The team is now named Birmingham Legion FC. For those not up on their Birmingham civic history, that’s a nod to the city’s venerable football stadium Legion Field (itself named in honor of the American Legion), former home of the Crimson Tide and current home of UAB’s football team. Legion FC will not play there, however (the team’s initial home has yet to be determined). The team’s colors will be “molten gold” and “attack black” and its crest symbolizes much about the city of Birmingham:
The colors and the crest’s overall shape bear some resemblance to those of the newest MLS team LAFC, but otherwise are rooted in the city’s industrial history and also give a shout-out to the current Birmingham Hammers team in the Premier Development League, which was the baby of Morgan Copes, Legion FC’s Vice President and first employee. Copes is very well-known in Birmingham’s soccer culture and has been working a long time to bring professional soccer to the city.

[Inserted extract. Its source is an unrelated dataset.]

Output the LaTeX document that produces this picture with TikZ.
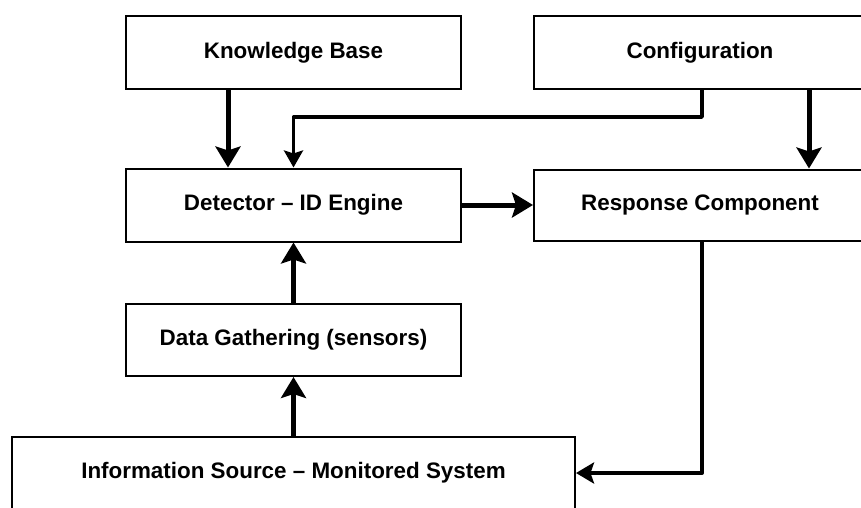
\documentclass[tikz,border=0pt]{standalone}
\usepackage{fontspec}
\setmainfont{Liberation Sans}
\usetikzlibrary{arrows.meta}
\tikzset{
  blk/.style={draw=black, line width=2pt, fill=white, minimum width=335pt,
    minimum height=73pt, inner sep=0pt, font=\fontsize{22.4}{25}\selectfont\bfseries},
  heavy/.style={line width=5pt, -{Stealth[length=21pt, width=25pt, inset=4pt]}},
  light/.style={line width=3.5pt, line join=round, -{Stealth[length=17pt, width=19pt, inset=3pt]}},
  medium/.style={line width=4pt, line join=round, -{Stealth[length=18pt, width=21pt, inset=3.5pt]}},
}
\begin{document}
\begin{tikzpicture}[x=1pt, y=-1pt]
\clip (0,0) rectangle (861,507);
\fill[white] (0,0) rectangle (861,507);

% blocks
\node[blk] (kb)   at (293.5, 52.5) {Knowledge Base};
\node[blk, minimum width=332pt] (cfg)  at (700, 52.5) {Configuration};
\node[blk] (det)  at (293.5, 205) {Detector -- ID Engine};
\node[blk, minimum width=332pt, minimum height=71pt] (resp) at (700, 205) {Response Component};
\node[blk, minimum height=72pt] (dg)   at (293.5, 340) {Data Gathering (sensors)};
\node[blk, minimum width=563pt, minimum height=72pt] (info) at (293.5, 473) {Information Source -- Monitored System};

% connectors
\draw[heavy] ([xshift=-65.5pt]kb.south) -- ([xshift=-65.5pt]det.north);
\draw[light] ([xshift=2pt]cfg.south) -- ++(0,27) -| (det.north);
\draw[heavy] ([xshift=109pt]cfg.south) -- ([xshift=109pt]resp.north);
\draw[heavy] (det.east) -- (resp.west);
\draw[heavy] (dg.north) -- (det.south);
\draw[heavy] (info.north) -- (dg.south);
\draw[medium] ([xshift=2pt]resp.south) |- (info.east);
\end{tikzpicture}
\end{document}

The brand reveal announcement had originally been planned for two weeks ago, but the light dusting of snow back then was close enough to the end of the world to force a postponement. That delay ended up fortuitous as it allowed the club to add its newest hire to the presentation. That hire is President and General Manager Jay Heaps. Heaps was a long-time fixture in MLS, playing nine years for the New England Revolution after two years at the long-defunct Miami Fusion, going on to coach the Revs for seven years. Heaps’ second-last game as the Revs coach was the 7-0 loss against our own Five Stripes. Although he took the fall for the Revolution’s lack of success over the past couple of seasons, he was in many ways the victim of the Krafts’ Scrooge-like ways as regards their team that is not called the Patriots (go Eagles, btw).
That will not likely be a problem for him under the Legion ownership. The owners’ pockets aren’t quite Uncle Arthur deep, but in the USL they don’t need to be. They do however have a philosophy to team-building that is very much like what we have seen in Atlanta. Heaps stated that “from day one I knew this was the right project” and that the team is “about community and making this one group together”. Indeed, as seen in the video above, “community” is one of the club’s underlying principles. He also stated that he and his family are excited about moving south (and if like me you’ve ever lived in New England you’ll know that the locals up there don’t move away often) and that the welcome he has received has been “gracious”. Well, of course it has. We’re Southerners. Even if you are a Yankee.
Legion co-owner Lee Styslinger also used terms that will sound familiar to DSS readers, calling Birmingham “a city on the rise”. And newly-elected Birmingham mayor Randall Woodfin described the advent of pro soccer as “a pivotal moment for our city”.
Another similarity to Atlanta United: early season ticket deposit holders are being referred to as Founding Members (if you’re reading this in Birmingham and haven’t ponied up yet, you’re too late; founding memberships closed just before the presentation), and there are a lot of them. Final numbers are not yet known, but are thought to be close to 7,000. As a comparison, in 2017 only five of the thirty USL teams averaged more than 7,000 in attendance and the league average was 4,032. If that’s any gauge, Birmingham is about to reinforce the rapidly developing case that the South rules in more than just one code of football.